**WORK REQUIRED**
Search the material for the word "that" and report each line where it turns up.

**SUPPLIED MATERIAL**

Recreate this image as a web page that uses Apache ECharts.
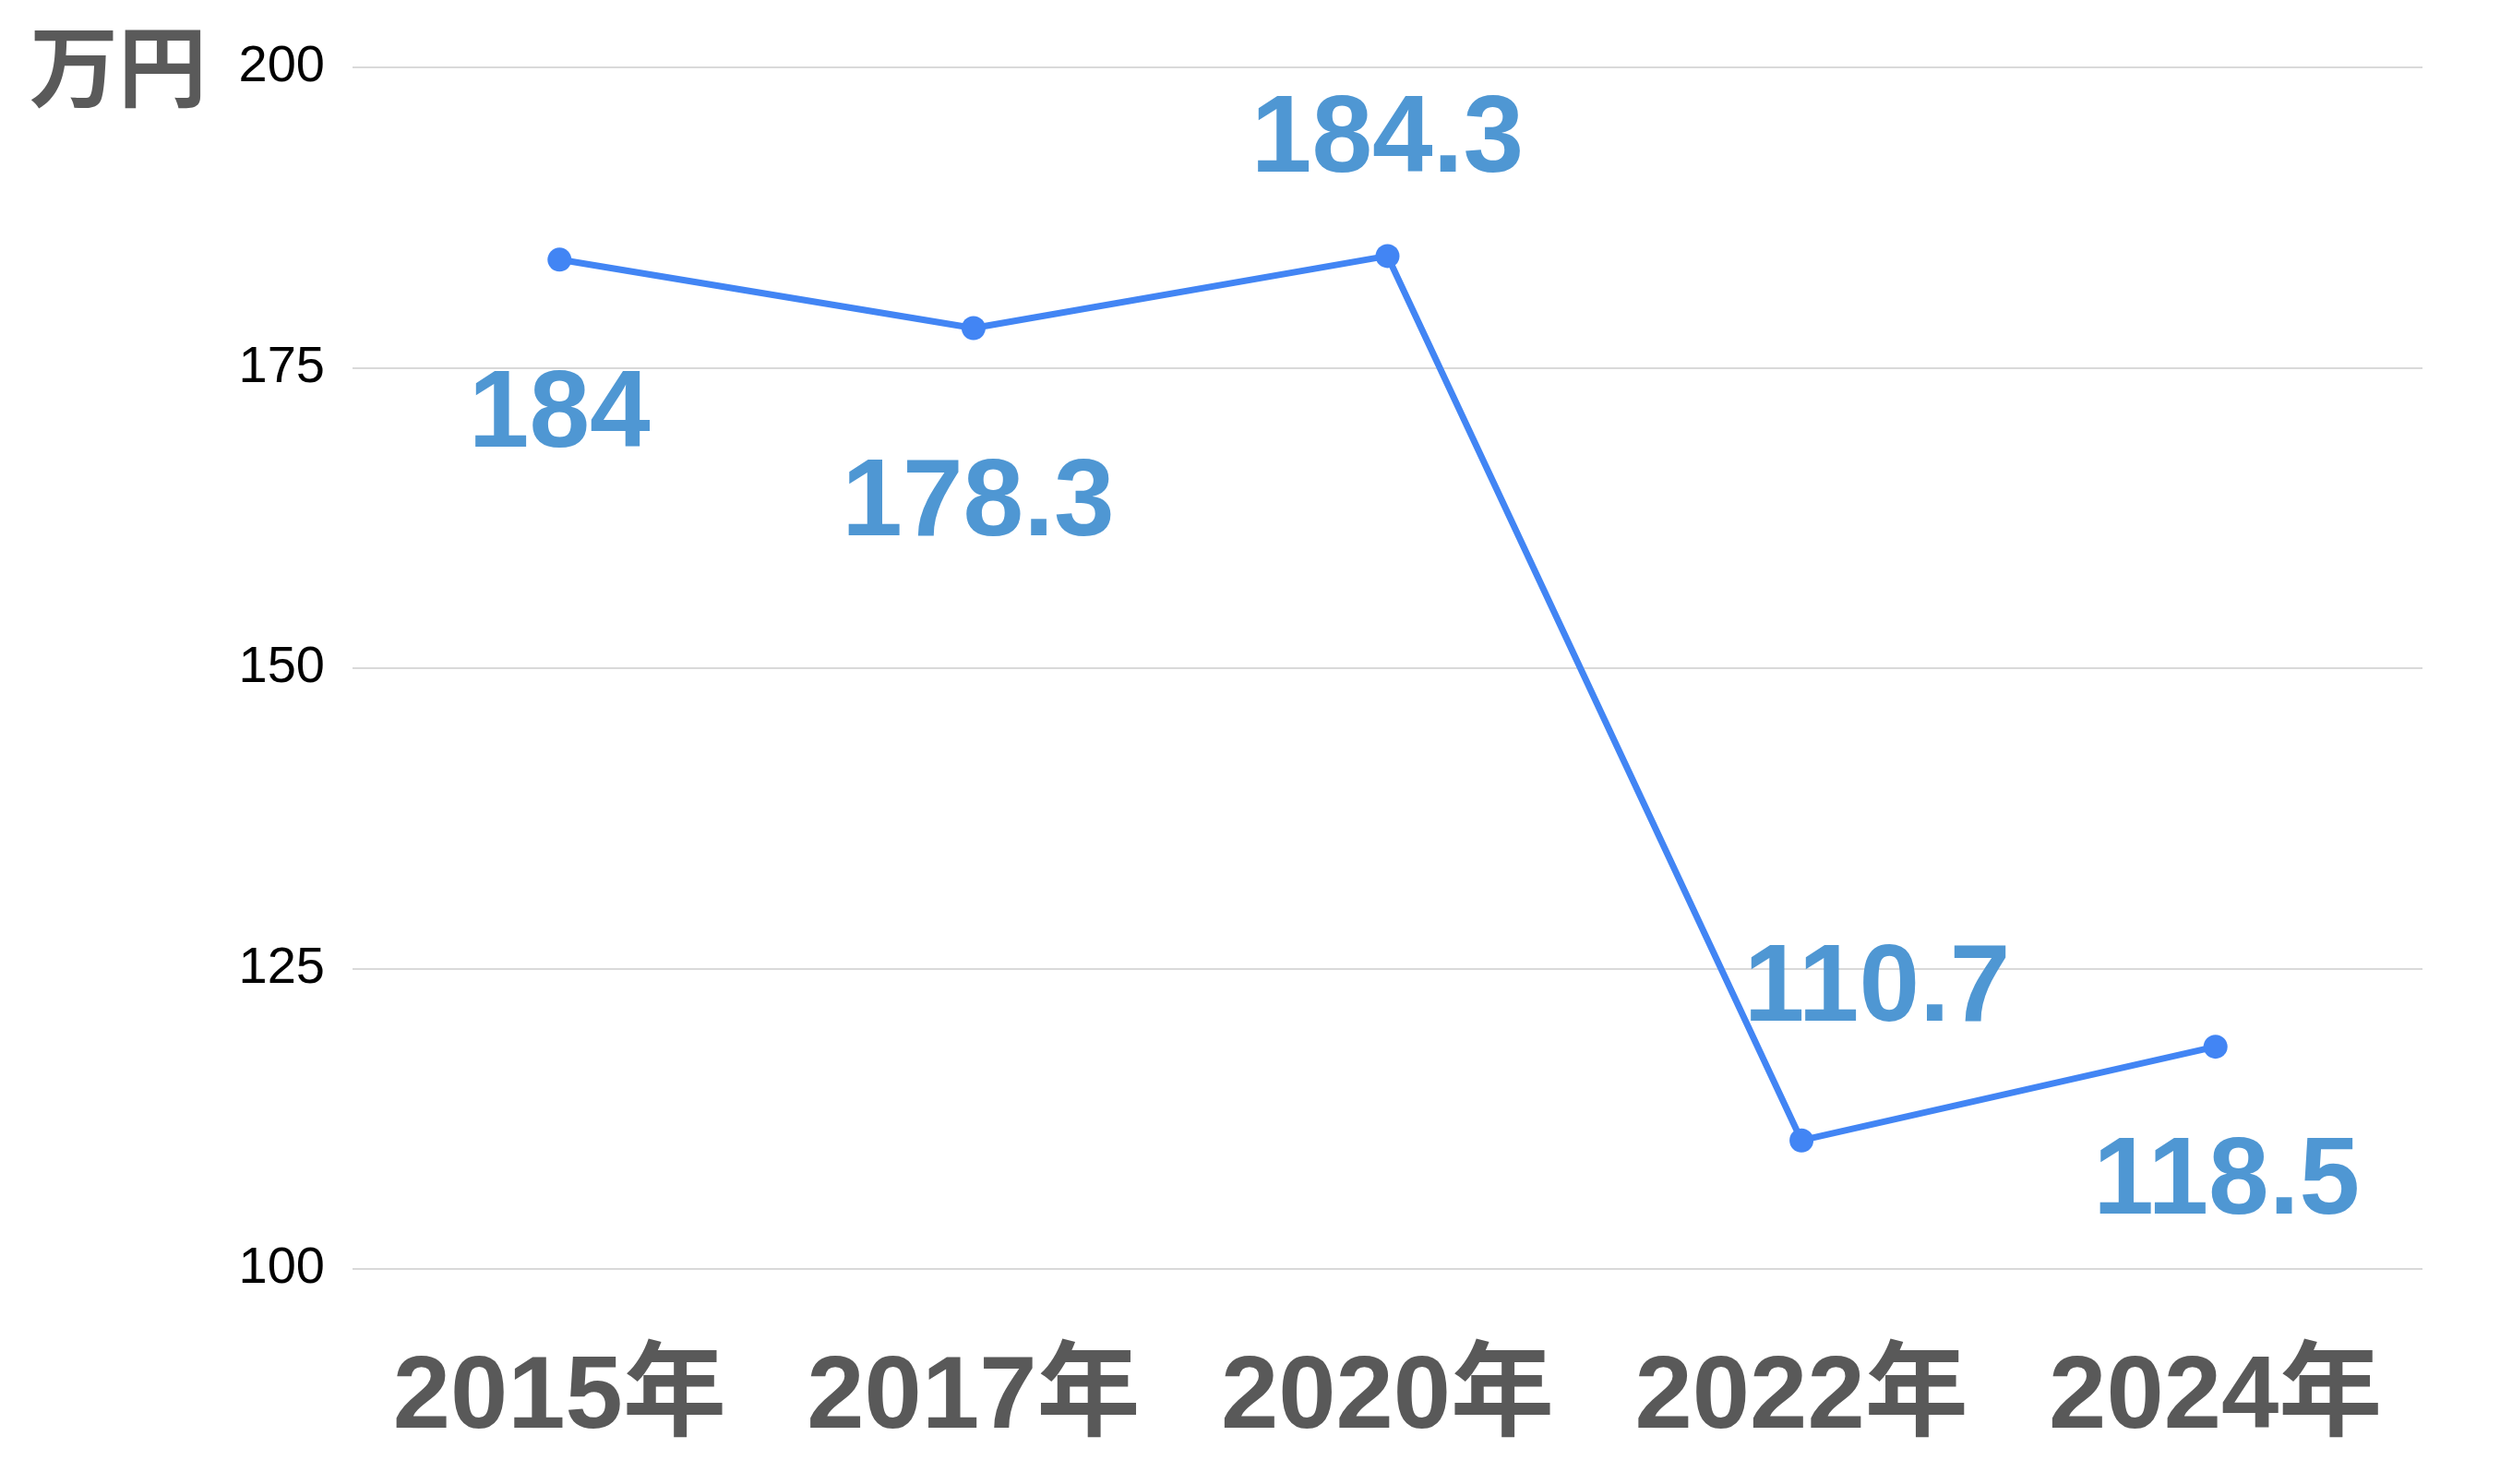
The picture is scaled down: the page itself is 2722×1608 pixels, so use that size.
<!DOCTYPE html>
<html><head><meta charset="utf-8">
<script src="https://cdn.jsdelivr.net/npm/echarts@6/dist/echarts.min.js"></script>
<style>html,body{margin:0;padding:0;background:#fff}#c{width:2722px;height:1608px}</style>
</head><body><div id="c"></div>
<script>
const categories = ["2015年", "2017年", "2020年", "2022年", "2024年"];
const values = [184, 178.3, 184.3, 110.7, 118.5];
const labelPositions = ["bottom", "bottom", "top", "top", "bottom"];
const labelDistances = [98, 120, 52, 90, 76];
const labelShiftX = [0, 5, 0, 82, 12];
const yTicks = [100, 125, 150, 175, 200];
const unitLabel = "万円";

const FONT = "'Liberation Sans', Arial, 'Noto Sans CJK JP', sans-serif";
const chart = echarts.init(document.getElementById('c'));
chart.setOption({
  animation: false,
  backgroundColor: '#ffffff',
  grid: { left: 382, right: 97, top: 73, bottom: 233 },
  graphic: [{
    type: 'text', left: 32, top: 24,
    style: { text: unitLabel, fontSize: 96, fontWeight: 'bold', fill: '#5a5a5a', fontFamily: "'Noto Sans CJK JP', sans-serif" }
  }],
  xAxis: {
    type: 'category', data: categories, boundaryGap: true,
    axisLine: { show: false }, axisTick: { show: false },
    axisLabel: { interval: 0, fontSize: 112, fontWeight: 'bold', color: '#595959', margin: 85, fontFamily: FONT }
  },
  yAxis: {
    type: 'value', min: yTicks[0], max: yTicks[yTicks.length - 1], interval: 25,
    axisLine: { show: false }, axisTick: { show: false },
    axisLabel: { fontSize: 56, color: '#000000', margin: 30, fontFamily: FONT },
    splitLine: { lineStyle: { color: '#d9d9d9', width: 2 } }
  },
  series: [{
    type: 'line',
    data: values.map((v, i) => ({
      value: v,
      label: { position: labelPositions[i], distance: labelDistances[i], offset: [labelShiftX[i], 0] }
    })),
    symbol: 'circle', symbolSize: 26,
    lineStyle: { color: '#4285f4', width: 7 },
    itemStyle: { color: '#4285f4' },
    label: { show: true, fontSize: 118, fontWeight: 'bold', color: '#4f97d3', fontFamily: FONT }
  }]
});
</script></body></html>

**SOLUTION TO THIS PROBLEM**
Recreate this image as a web page that uses Apache ECharts.
The picture is scaled down: the page itself is 2722×1608 pixels, so use that size.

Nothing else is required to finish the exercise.